Only a small proportion of the world’s National Oil Companies (NOCs) own and operate their own insurance vehicles despite their widespread use by International Oil Companies according to the new research revealed by Marsh, a unit of Marsh & McLennan Companies.

According to the research, these vehicles are used by majority of world’s corporates, known as captive insurance companies, to manage their enterprise-wide insurance needs. Captives enhance ability of firms to identify and value business-critical assets and also to make loss management effective. They can also enhance risk management capabilities for businesses with global operations, and make management of insurance relationships with joint venture partners more efficient.

The research also reported that only 12% of world’s 113 NOCs currently utilize captive insurance.
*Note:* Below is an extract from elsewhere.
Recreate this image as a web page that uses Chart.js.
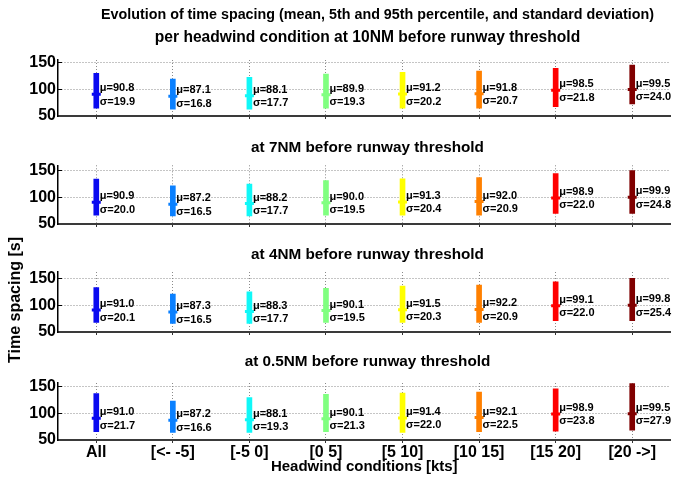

Among the large NOCs, the use of captive was high at 33%.

In addition, the research recommends that, where appropriate, NOCs step up their use of captive insurance to manage risks such as property damage and business interruption, liability, marine, aviation, construction, environmental, terrorism risks, and control of well.

Jonathan Groves, the report’s author and leader of Marsh’s captive consulting practice in Europe, the Middle East and Africa, said: With a growing list of countries implementing captive legislation, more NOCs will be able to establish a captive within their own, or nearby, jurisdiction. Captives insurance will only ever be one part of an NOCs risk management and mitigation strategy, but we predict it will become an increasingly important one.